9 of 9 people found the following review helpful
5.0 out of 5 stars Why People Love Math 5 Nov. 2014
By Art Shapiro - Published on Amazon.com
Format: Hardcover Verified Purchase
This is very simply the best, most engaging popular book on mathematics that I have read--and I've read a lot of them. It renders abstruse and difficult concepts comprehensible for the educated layman; most importantly, it conveys the excitement and beauty of doing mathematics. For people used to cringing in fear of math, it's a potential revelation -- an introduction to a world they had never imagined. For those already in the thrall of mathematics, it's a vindication of what they feel, not that they need a vindication! Excellent. (There is a kids' book also called "The Grapes of Math"--don't confuse the two.)
9 of 10 people found the following review helpful
4.0 out of 5 stars A delightful read 3 Aug. 2014
By ubpdqn - Published on Amazon.com
Format: Hardcover Verified Purchase
This is a very enjoyable read. The author has a very entertaining and engaging writing style. The book starts looks at psychological aspects of human relationship to numbers. Thereafter, we are taken on a journey through triangles, circles, conic sections, complex numbers, calculus, cellular automata and proof and more. Pi, e, and i are characters and the amazing appearance and connectedness is expressed. This is a very rich journey through history and exposition of the variety of applications some seemingly esoteric areas have found. I particularly enjoyed the sections on roulettes.

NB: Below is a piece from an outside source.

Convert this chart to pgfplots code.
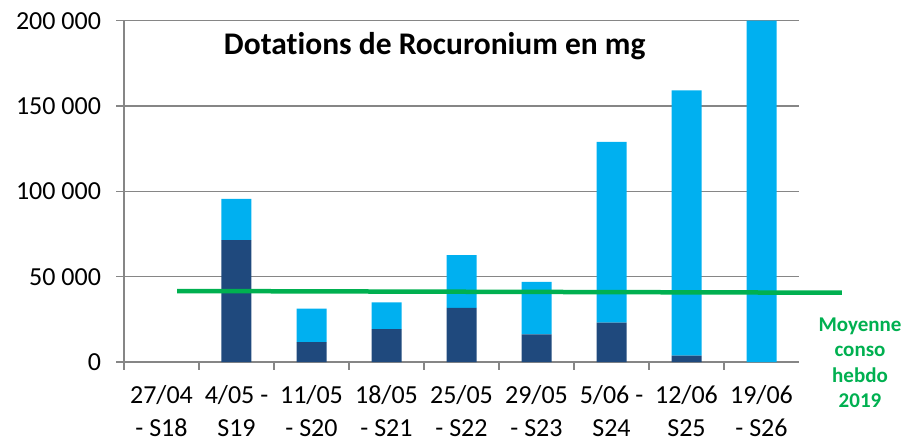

The book is not a technical explanation but invites the reader to play: whether it is origami to produce a parabola, rolling one coin over another, or looking for patterns in your cup to tea. However, the concepts are expressed clearly and convincingly.

The complex dynamic interaction between development of mathematics and its applications: motivations, personalities and serendipity in complex feedback loops , shows what a wonderfully human endeavour Mathematics is.
6 of 6 people found the following review helpful
5.0 out of 5 stars ... - Artfully Opened to Reveal History and Secrets I loved this book 27 Oct. 2014
By Mark D. Horowitz - Published on Amazon.com
Format: Hardcover
The Drapes of Math - Artfully Opened to Reveal History and Secrets

I loved this book. Although many of the topics are long-time favorites - Benford's Law, Euler's formula, Game of Life, Ulam and von Neumann, Bellos' treatment added new levels of both background and depth in satisfying and useful forms - more history of the participants in the development of the mathematical topics, information on recent developments, including interviews with current players in the various fields, and enough actual equations to see some of what was going on behind the drapes which few other authors ever open to display the workings of the machinery. Bellos was smart to put many of the details into appendices to avoid distraction.

Now I need to go back and read his first book.